- EXERCISE: Nothing outside the range is to be copied. From the entries below, reproduce exactly the lines starting at the one with "Emit a component" and ending at the one with "const japanBarTop = y(highlight) ?? 0;", without pictures.

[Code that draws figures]
---+---

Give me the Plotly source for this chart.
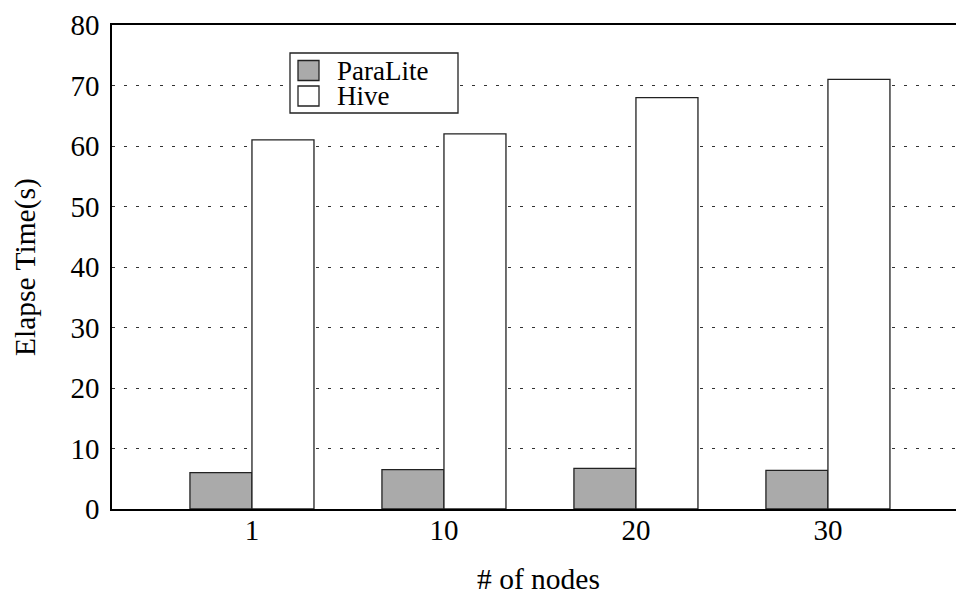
import plotly.graph_objects as go

categories = ["1", "10", "20", "30"]
paralite = [6.0, 6.5, 6.7, 6.4]
hive = [61, 62, 68, 71]
series_names = ["ParaLite", "Hive"]
y_ticks = [0, 10, 20, 30, 40, 50, 60, 70, 80]

FONT = "Liberation Serif"
FS_TICK = 29
FS_TITLE = 29.5
FS_LEG = 27
W, H = 956, 594
ML, MR, MT, MB = 112, 0, 25, 85
PW, PH = W - ML - MR, H - MT - MB


def px(xp):
    return (xp - ML) / PW


def py(yp):
    return (H - MB - yp) / PH


fig = go.Figure()
fig.add_trace(go.Bar(x=categories, y=paralite, name=series_names[0],
                     marker=dict(color="#aaaaaa", line=dict(color="#222222", width=1.3)),
                     showlegend=False))
fig.add_trace(go.Bar(x=categories, y=hive, name=series_names[1],
                     marker=dict(color="#ffffff", line=dict(color="#222222", width=1.3)),
                     showlegend=False))

shapes = []
annotations = []
# legend box
shapes.append(dict(type="rect", xref="paper", yref="paper",
                   x0=px(290), x1=px(458), y0=py(113), y1=py(53),
                   line=dict(color="#222222", width=1.3), fillcolor="white", layer="above"))
leg_fill = ["#aaaaaa", "#ffffff"]
leg_y = [70.5, 96]
for name, fillc, yc in zip(series_names, leg_fill, leg_y):
    shapes.append(dict(type="rect", xref="paper", yref="paper",
                       x0=px(298), x1=px(319), y0=py(yc + 10), y1=py(yc - 10),
                       line=dict(color="#222222", width=1.3), fillcolor=fillc, layer="above"))
    annotations.append(dict(text=name, xref="paper", yref="paper", x=px(335), y=py(yc),
                            xanchor="left", yanchor="middle", showarrow=False, height=26,
                            font=dict(family=FONT, size=FS_LEG, color="black")))

annotations.append(dict(text="Elapse Time(s)", xref="paper", yref="paper",
                        x=px(25), y=0.5, textangle=-90, xanchor="center", yanchor="middle",
                        showarrow=False, font=dict(family=FONT, size=FS_TITLE, color="black")))
annotations.append(dict(text="# of nodes", xref="paper", yref="paper",
                        x=px(538), y=py(579), xanchor="center", yanchor="middle",
                        showarrow=False, font=dict(family=FONT, size=FS_TITLE, color="black")))

fig.update_layout(
    width=W, height=H,
    margin=dict(l=ML, r=MR, t=MT, b=MB, pad=0),
    paper_bgcolor="white", plot_bgcolor="white",
    barmode="group", bargap=0.354, bargroupgap=0,
    font=dict(family=FONT, size=FS_TICK, color="black"),
    shapes=shapes, annotations=annotations,
    showlegend=False,
)
fig.update_xaxes(type="category", range=[-0.729, 3.667], showline=True, mirror=True,
                 linecolor="black", linewidth=1.5, showgrid=False, ticks="",
                 ticklabelstandoff=-6, tickfont=dict(family=FONT, size=FS_TICK, color="black"))
fig.update_yaxes(range=[0, 80], tickvals=y_ticks, showline=True, mirror=False,
                 linecolor="black", linewidth=1.5, showgrid=True, gridcolor="#333333",
                 griddash="3px,9px", gridwidth=1, zeroline=False, ticks="",
                 ticklabelstandoff=5, tickfont=dict(family=FONT, size=FS_TICK, color="black"))

fig.write_html("out.html")
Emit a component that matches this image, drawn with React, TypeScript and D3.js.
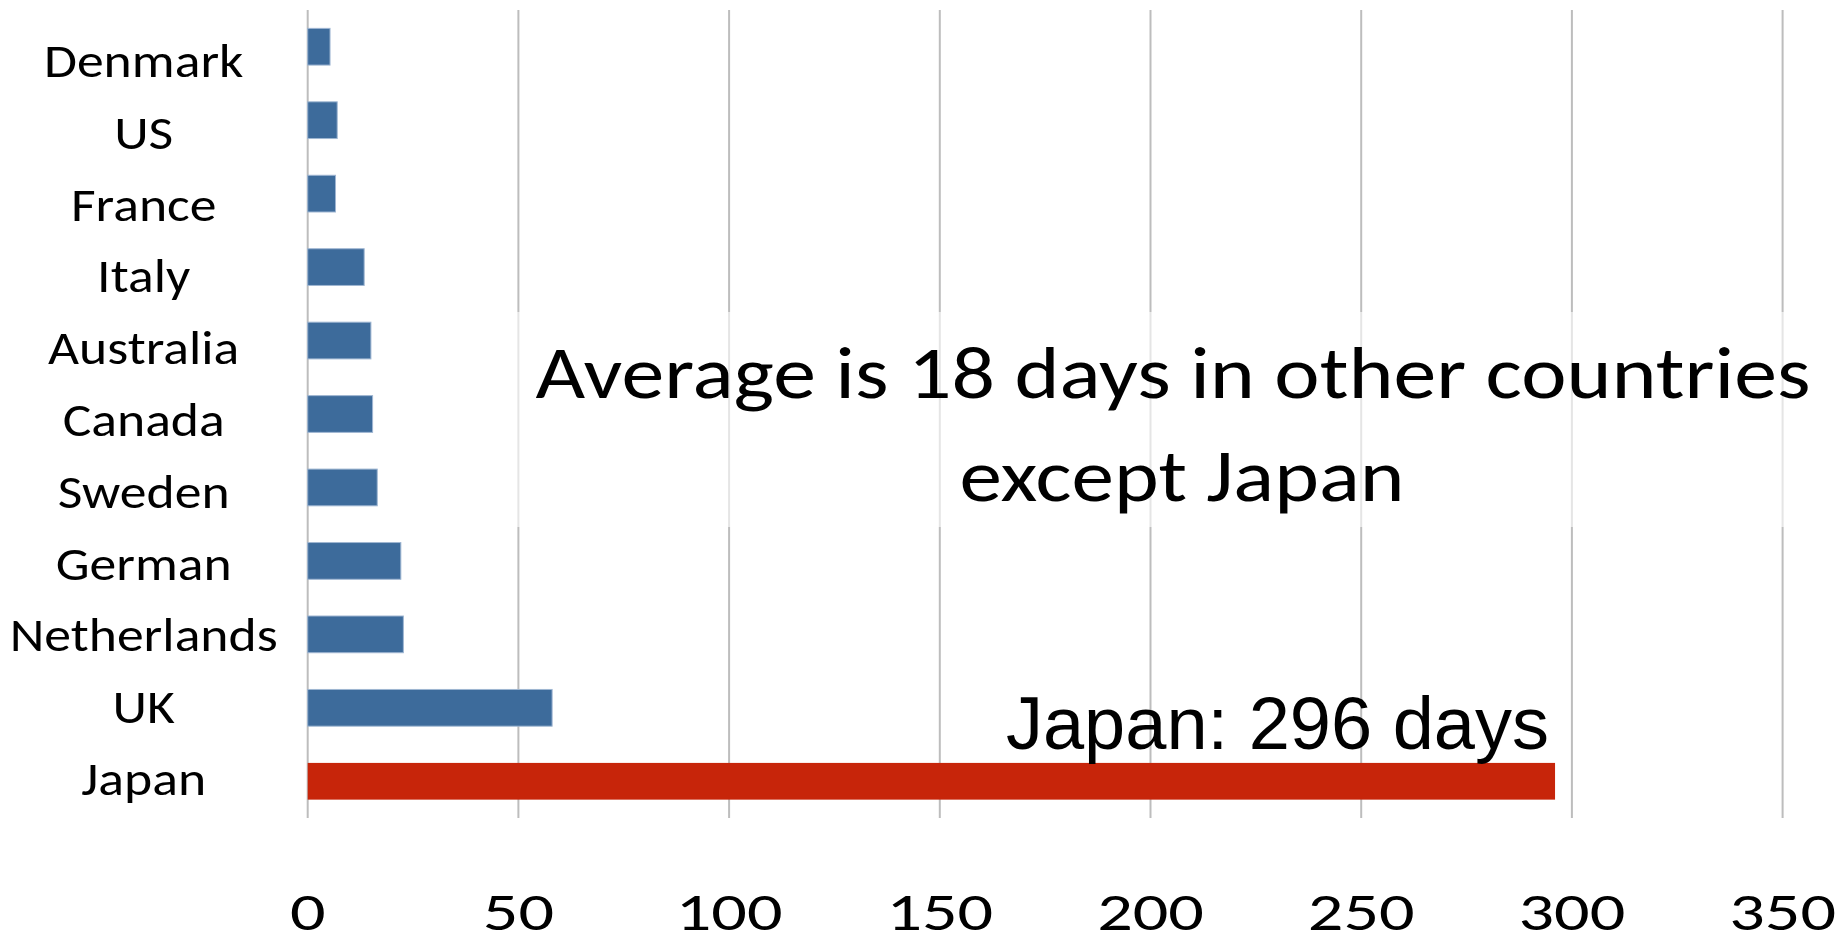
import { useEffect } from "react";
import * as d3 from "d3";

// days per year
const categories = ["Denmark", "US", "France", "Italy", "Australia", "Canada", "Sweden", "German", "Netherlands", "UK", "Japan"];
const values = [5.3, 7.0, 6.6, 13.4, 15.0, 15.4, 16.5, 22.1, 22.7, 58.0, 296];
const xTicks = [0, 50, 100, 150, 200, 250, 300, 350];
const highlight = "Japan";
const noteLines = ["Average is 18 days in other countries", "except Japan"];
const japanNote = "Japan: 296 days";

const W = 1847;
const H = 936;
const calibri = "Calibri, Carlito, Lato, sans-serif";

export default function App() {
  useEffect(() => {
    document.body.style.margin = "0";
  }, []);

  const x = d3.scaleLinear().domain([0, 350]).range([307.7, 1782.6]);
  const y = d3.scaleBand<string>().domain(categories).range([10, 818]).paddingInner(0.5).paddingOuter(0.25);
  // category labels sit on a slightly different rhythm than the bars
  const labelY = d3.scalePoint<string>().domain(categories).range([60, 778]);

  const japanBarTop = y(highlight) ?? 0;

  return (
    <svg width={W} height={H} style={{ display: "block", background: "#fff" }}>
      {/* gridlines */}
      {xTicks.map((t) => (
        <line key={t} x1={x(t)} x2={x(t)} y1={10} y2={818} stroke="#bdbdbd" strokeWidth={2} />
      ))}

      {/* bars */}
      {categories.map((c, i) => (
        <rect
          key={c}
          x={x(0)}
          y={y(c)}
          width={x(values[i]) - x(0)}
          height={y.bandwidth()}
          fill={c === highlight ? "#c7250a" : "#3d6b9b"}
          stroke={c === highlight ? "none" : "#9fb6d2"}
          strokeWidth={1}
        />
      ))}

      {/* category labels (stretched a bit to get closer to the wider original face) */}
      {categories.map((c) => (
        <text
          key={c}
          transform={`translate(143.7,${(labelY(c) ?? 0) + 17}) scale(1.13,1)`}
          textAnchor="middle"
          fontFamily={calibri}
          fontSize={47.5}
          fill="#000"
        >
          {c}
        </text>
      ))}

      {/* x tick labels */}
      {xTicks.map((t) => (
        <text
          key={t}
          transform={`translate(${x(t)},930) scale(1.3,1)`}
          textAnchor="middle"
          fontFamily={calibri}
          fontSize={54}
          fill="#000"
        >
          {t}
        </text>
      ))}

      {/* annotation box */}
      <rect x={510} y={312} width={1325} height={215} fill="#fff" fillOpacity={0.6} />
      <text x={1173} y={398} textAnchor="middle" fontFamily={calibri} fontSize={74} textLength={1275} lengthAdjust="spacingAndGlyphs" fill="#000">
        {noteLines[0]}
      </text>
      <text x={1182} y={501} textAnchor="middle" fontFamily={calibri} fontSize={74} textLength={445} lengthAdjust="spacingAndGlyphs" fill="#000">
        {noteLines[1]}
      </text>

      <text x={x(296) - 6} y={japanBarTop - 14} textAnchor="end" fontFamily="Arial, 'Liberation Sans', sans-serif" fontSize={74} fill="#000">
        {japanNote}
      </text>
    </svg>
  );
}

---+---

- EXERCISE OUTPUT:
Emit a component that matches this image, drawn with React, TypeScript and D3.js.
import { useEffect } from "react";
import * as d3 from "d3";

// days per year
const categories = ["Denmark", "US", "France", "Italy", "Australia", "Canada", "Sweden", "German", "Netherlands", "UK", "Japan"];
const values = [5.3, 7.0, 6.6, 13.4, 15.0, 15.4, 16.5, 22.1, 22.7, 58.0, 296];
const xTicks = [0, 50, 100, 150, 200, 250, 300, 350];
const highlight = "Japan";
const noteLines = ["Average is 18 days in other countries", "except Japan"];
const japanNote = "Japan: 296 days";

const W = 1847;
const H = 936;
const calibri = "Calibri, Carlito, Lato, sans-serif";

export default function App() {
  useEffect(() => {
    document.body.style.margin = "0";
  }, []);

  const x = d3.scaleLinear().domain([0, 350]).range([307.7, 1782.6]);
  const y = d3.scaleBand<string>().domain(categories).range([10, 818]).paddingInner(0.5).paddingOuter(0.25);
  // category labels sit on a slightly different rhythm than the bars
  const labelY = d3.scalePoint<string>().domain(categories).range([60, 778]);

  const japanBarTop = y(highlight) ?? 0;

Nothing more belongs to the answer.